--- start Given information ---

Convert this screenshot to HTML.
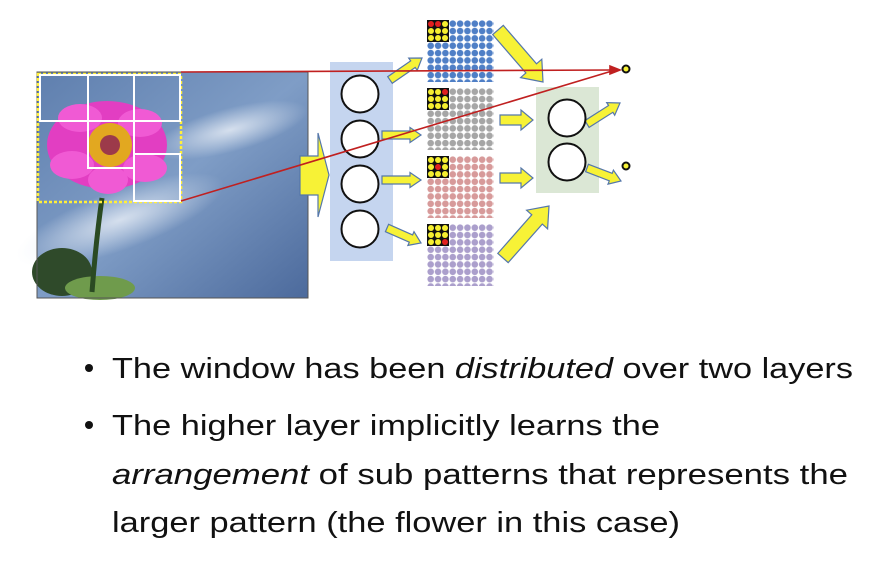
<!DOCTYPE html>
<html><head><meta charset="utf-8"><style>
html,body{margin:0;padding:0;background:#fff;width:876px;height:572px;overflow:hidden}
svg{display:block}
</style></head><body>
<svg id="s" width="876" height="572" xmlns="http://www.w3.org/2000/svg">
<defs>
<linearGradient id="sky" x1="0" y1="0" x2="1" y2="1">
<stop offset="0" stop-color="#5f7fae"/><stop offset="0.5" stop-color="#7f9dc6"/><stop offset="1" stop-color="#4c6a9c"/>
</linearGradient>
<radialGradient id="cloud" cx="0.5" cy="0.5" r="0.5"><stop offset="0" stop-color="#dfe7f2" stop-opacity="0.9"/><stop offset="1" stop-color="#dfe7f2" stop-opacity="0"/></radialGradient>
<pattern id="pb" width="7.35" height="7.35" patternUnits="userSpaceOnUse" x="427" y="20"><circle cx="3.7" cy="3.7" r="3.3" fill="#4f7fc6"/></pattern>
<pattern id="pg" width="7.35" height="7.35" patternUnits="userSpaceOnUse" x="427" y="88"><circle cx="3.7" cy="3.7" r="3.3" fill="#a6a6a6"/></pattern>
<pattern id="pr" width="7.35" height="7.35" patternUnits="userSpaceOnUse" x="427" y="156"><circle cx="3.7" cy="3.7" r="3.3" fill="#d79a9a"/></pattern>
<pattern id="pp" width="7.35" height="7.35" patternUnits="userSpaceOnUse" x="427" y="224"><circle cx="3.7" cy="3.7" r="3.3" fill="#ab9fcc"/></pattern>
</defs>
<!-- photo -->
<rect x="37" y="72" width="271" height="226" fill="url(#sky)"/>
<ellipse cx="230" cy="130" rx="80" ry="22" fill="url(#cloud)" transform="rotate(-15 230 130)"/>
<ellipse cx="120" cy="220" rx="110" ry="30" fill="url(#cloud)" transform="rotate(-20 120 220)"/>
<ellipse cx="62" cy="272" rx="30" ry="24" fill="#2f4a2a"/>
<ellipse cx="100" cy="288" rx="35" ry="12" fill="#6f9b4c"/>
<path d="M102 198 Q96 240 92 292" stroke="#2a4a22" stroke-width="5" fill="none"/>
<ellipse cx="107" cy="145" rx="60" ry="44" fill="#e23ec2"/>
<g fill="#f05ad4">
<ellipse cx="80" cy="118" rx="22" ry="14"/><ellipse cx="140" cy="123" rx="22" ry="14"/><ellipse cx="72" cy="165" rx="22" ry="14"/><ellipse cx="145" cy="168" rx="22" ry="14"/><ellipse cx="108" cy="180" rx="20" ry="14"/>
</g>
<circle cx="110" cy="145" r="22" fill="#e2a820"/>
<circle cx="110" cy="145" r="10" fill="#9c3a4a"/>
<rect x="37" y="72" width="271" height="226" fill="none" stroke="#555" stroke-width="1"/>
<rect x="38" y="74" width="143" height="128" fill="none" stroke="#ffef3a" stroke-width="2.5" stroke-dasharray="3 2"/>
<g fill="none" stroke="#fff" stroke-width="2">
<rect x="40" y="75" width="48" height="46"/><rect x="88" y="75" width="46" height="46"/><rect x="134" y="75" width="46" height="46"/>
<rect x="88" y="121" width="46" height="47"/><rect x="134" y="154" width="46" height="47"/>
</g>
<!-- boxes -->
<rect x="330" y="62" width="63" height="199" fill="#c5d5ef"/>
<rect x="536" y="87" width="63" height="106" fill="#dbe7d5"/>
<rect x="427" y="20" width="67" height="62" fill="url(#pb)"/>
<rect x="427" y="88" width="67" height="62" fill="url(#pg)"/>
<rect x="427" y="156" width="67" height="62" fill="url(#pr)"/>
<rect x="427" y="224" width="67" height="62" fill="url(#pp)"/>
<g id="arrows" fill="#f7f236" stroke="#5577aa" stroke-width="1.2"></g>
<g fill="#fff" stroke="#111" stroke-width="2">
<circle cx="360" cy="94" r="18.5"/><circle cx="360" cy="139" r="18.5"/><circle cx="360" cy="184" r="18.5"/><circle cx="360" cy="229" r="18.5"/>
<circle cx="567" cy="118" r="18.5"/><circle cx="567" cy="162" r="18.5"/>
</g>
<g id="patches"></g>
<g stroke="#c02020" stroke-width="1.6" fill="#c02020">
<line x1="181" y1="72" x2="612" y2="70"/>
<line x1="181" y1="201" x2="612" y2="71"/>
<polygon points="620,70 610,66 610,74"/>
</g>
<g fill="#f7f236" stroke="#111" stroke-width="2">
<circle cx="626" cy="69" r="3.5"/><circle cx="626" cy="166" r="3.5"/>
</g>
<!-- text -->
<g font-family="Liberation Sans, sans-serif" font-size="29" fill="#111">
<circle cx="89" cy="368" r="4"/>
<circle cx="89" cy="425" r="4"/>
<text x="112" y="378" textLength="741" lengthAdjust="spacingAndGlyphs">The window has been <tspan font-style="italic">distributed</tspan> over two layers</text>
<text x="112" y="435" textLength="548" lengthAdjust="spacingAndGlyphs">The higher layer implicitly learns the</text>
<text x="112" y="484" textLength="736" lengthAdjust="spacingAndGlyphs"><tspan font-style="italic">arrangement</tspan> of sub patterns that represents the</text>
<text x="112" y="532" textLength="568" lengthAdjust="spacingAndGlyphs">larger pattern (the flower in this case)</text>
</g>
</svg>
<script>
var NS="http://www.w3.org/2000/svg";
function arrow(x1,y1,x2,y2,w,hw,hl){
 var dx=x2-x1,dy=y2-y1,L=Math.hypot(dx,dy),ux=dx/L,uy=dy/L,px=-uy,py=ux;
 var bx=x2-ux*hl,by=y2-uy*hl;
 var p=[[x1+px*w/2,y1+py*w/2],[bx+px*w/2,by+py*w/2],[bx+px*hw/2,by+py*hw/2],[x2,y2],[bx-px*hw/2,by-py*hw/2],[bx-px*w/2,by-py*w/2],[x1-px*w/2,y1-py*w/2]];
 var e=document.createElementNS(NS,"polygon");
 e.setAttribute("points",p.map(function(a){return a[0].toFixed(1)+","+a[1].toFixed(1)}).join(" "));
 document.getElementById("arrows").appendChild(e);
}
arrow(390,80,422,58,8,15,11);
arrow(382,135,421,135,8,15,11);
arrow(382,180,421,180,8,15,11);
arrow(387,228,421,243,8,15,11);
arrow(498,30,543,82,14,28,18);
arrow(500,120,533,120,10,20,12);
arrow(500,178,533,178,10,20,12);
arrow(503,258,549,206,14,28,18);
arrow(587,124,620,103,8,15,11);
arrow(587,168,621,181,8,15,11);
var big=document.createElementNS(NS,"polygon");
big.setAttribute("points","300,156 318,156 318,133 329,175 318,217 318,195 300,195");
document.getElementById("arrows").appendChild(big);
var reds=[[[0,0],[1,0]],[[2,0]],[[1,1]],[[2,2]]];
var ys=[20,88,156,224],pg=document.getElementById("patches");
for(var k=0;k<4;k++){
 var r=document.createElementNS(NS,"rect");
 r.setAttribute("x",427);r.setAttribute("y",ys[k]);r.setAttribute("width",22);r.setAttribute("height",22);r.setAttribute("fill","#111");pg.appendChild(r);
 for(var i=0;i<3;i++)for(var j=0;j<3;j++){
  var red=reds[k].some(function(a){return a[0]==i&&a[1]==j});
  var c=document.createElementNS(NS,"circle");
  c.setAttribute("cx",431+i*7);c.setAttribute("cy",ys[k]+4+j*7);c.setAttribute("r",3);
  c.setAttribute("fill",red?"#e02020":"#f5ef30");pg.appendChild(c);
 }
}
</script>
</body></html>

--- end Given information ---

Task objective :: Go through the data above and transcribe it in full, omitting any image.

Result of the exercise ::
Convert this screenshot to HTML.
<!DOCTYPE html>
<html><head><meta charset="utf-8"><style>
html,body{margin:0;padding:0;background:#fff;width:876px;height:572px;overflow:hidden}
svg{display:block}
</style></head><body>
<svg id="s" width="876" height="572" xmlns="http://www.w3.org/2000/svg">
<defs>
<linearGradient id="sky" x1="0" y1="0" x2="1" y2="1">
<stop offset="0" stop-color="#5f7fae"/><stop offset="0.5" stop-color="#7f9dc6"/><stop offset="1" stop-color="#4c6a9c"/>
</linearGradient>
<radialGradient id="cloud" cx="0.5" cy="0.5" r="0.5"><stop offset="0" stop-color="#dfe7f2" stop-opacity="0.9"/><stop offset="1" stop-color="#dfe7f2" stop-opacity="0"/></radialGradient>
<pattern id="pb" width="7.35" height="7.35" patternUnits="userSpaceOnUse" x="427" y="20"><circle cx="3.7" cy="3.7" r="3.3" fill="#4f7fc6"/></pattern>
<pattern id="pg" width="7.35" height="7.35" patternUnits="userSpaceOnUse" x="427" y="88"><circle cx="3.7" cy="3.7" r="3.3" fill="#a6a6a6"/></pattern>
<pattern id="pr" width="7.35" height="7.35" patternUnits="userSpaceOnUse" x="427" y="156"><circle cx="3.7" cy="3.7" r="3.3" fill="#d79a9a"/></pattern>
<pattern id="pp" width="7.35" height="7.35" patternUnits="userSpaceOnUse" x="427" y="224"><circle cx="3.7" cy="3.7" r="3.3" fill="#ab9fcc"/></pattern>
</defs>
<!-- photo -->
<rect x="37" y="72" width="271" height="226" fill="url(#sky)"/>
<ellipse cx="230" cy="130" rx="80" ry="22" fill="url(#cloud)" transform="rotate(-15 230 130)"/>
<ellipse cx="120" cy="220" rx="110" ry="30" fill="url(#cloud)" transform="rotate(-20 120 220)"/>
<ellipse cx="62" cy="272" rx="30" ry="24" fill="#2f4a2a"/>
<ellipse cx="100" cy="288" rx="35" ry="12" fill="#6f9b4c"/>
<path d="M102 198 Q96 240 92 292" stroke="#2a4a22" stroke-width="5" fill="none"/>
<ellipse cx="107" cy="145" rx="60" ry="44" fill="#e23ec2"/>
<g fill="#f05ad4">
<ellipse cx="80" cy="118" rx="22" ry="14"/><ellipse cx="140" cy="123" rx="22" ry="14"/><ellipse cx="72" cy="165" rx="22" ry="14"/><ellipse cx="145" cy="168" rx="22" ry="14"/><ellipse cx="108" cy="180" rx="20" ry="14"/>
</g>
<circle cx="110" cy="145" r="22" fill="#e2a820"/>
<circle cx="110" cy="145" r="10" fill="#9c3a4a"/>
<rect x="37" y="72" width="271" height="226" fill="none" stroke="#555" stroke-width="1"/>
<rect x="38" y="74" width="143" height="128" fill="none" stroke="#ffef3a" stroke-width="2.5" stroke-dasharray="3 2"/>
<g fill="none" stroke="#fff" stroke-width="2">
<rect x="40" y="75" width="48" height="46"/><rect x="88" y="75" width="46" height="46"/><rect x="134" y="75" width="46" height="46"/>
<rect x="88" y="121" width="46" height="47"/><rect x="134" y="154" width="46" height="47"/>
</g>
<!-- boxes -->
<rect x="330" y="62" width="63" height="199" fill="#c5d5ef"/>
<rect x="536" y="87" width="63" height="106" fill="#dbe7d5"/>
<rect x="427" y="20" width="67" height="62" fill="url(#pb)"/>
<rect x="427" y="88" width="67" height="62" fill="url(#pg)"/>
<rect x="427" y="156" width="67" height="62" fill="url(#pr)"/>
<rect x="427" y="224" width="67" height="62" fill="url(#pp)"/>
<g id="arrows" fill="#f7f236" stroke="#5577aa" stroke-width="1.2"></g>
<g fill="#fff" stroke="#111" stroke-width="2">
<circle cx="360" cy="94" r="18.5"/><circle cx="360" cy="139" r="18.5"/><circle cx="360" cy="184" r="18.5"/><circle cx="360" cy="229" r="18.5"/>
<circle cx="567" cy="118" r="18.5"/><circle cx="567" cy="162" r="18.5"/>
</g>
<g id="patches"></g>
<g stroke="#c02020" stroke-width="1.6" fill="#c02020">
<line x1="181" y1="72" x2="612" y2="70"/>
<line x1="181" y1="201" x2="612" y2="71"/>
<polygon points="620,70 610,66 610,74"/>
</g>
<g fill="#f7f236" stroke="#111" stroke-width="2">
<circle cx="626" cy="69" r="3.5"/><circle cx="626" cy="166" r="3.5"/>
</g>
<!-- text -->
<g font-family="Liberation Sans, sans-serif" font-size="29" fill="#111">
<circle cx="89" cy="368" r="4"/>
<circle cx="89" cy="425" r="4"/>
<text x="112" y="378" textLength="741" lengthAdjust="spacingAndGlyphs">The window has been <tspan font-style="italic">distributed</tspan> over two layers</text>
<text x="112" y="435" textLength="548" lengthAdjust="spacingAndGlyphs">The higher layer implicitly learns the</text>
<text x="112" y="484" textLength="736" lengthAdjust="spacingAndGlyphs"><tspan font-style="italic">arrangement</tspan> of sub patterns that represents the</text>
<text x="112" y="532" textLength="568" lengthAdjust="spacingAndGlyphs">larger pattern (the flower in this case)</text>
</g>
</svg>
<script>
var NS="http://www.w3.org/2000/svg";
function arrow(x1,y1,x2,y2,w,hw,hl){
 var dx=x2-x1,dy=y2-y1,L=Math.hypot(dx,dy),ux=dx/L,uy=dy/L,px=-uy,py=ux;
 var bx=x2-ux*hl,by=y2-uy*hl;
 var p=[[x1+px*w/2,y1+py*w/2],[bx+px*w/2,by+py*w/2],[bx+px*hw/2,by+py*hw/2],[x2,y2],[bx-px*hw/2,by-py*hw/2],[bx-px*w/2,by-py*w/2],[x1-px*w/2,y1-py*w/2]];
 var e=document.createElementNS(NS,"polygon");
 e.setAttribute("points",p.map(function(a){return a[0].toFixed(1)+","+a[1].toFixed(1)}).join(" "));
 document.getElementById("arrows").appendChild(e);
}
arrow(390,80,422,58,8,15,11);
arrow(382,135,421,135,8,15,11);
arrow(382,180,421,180,8,15,11);
arrow(387,228,421,243,8,15,11);
arrow(498,30,543,82,14,28,18);
arrow(500,120,533,120,10,20,12);
arrow(500,178,533,178,10,20,12);
arrow(503,258,549,206,14,28,18);
arrow(587,124,620,103,8,15,11);
arrow(587,168,621,181,8,15,11);
var big=document.createElementNS(NS,"polygon");
big.setAttribute("points","300,156 318,156 318,133 329,175 318,217 318,195 300,195");
document.getElementById("arrows").appendChild(big);
var reds=[[[0,0],[1,0]],[[2,0]],[[1,1]],[[2,2]]];
var ys=[20,88,156,224],pg=document.getElementById("patches");
for(var k=0;k<4;k++){
 var r=document.createElementNS(NS,"rect");
 r.setAttribute("x",427);r.setAttribute("y",ys[k]);r.setAttribute("width",22);r.setAttribute("height",22);r.setAttribute("fill","#111");pg.appendChild(r);
 for(var i=0;i<3;i++)for(var j=0;j<3;j++){
  var red=reds[k].some(function(a){return a[0]==i&&a[1]==j});
  var c=document.createElementNS(NS,"circle");
  c.setAttribute("cx",431+i*7);c.setAttribute("cy",ys[k]+4+j*7);c.setAttribute("r",3);
  c.setAttribute("fill",red?"#e02020":"#f5ef30");pg.appendChild(c);
 }
}
</script>
</body></html>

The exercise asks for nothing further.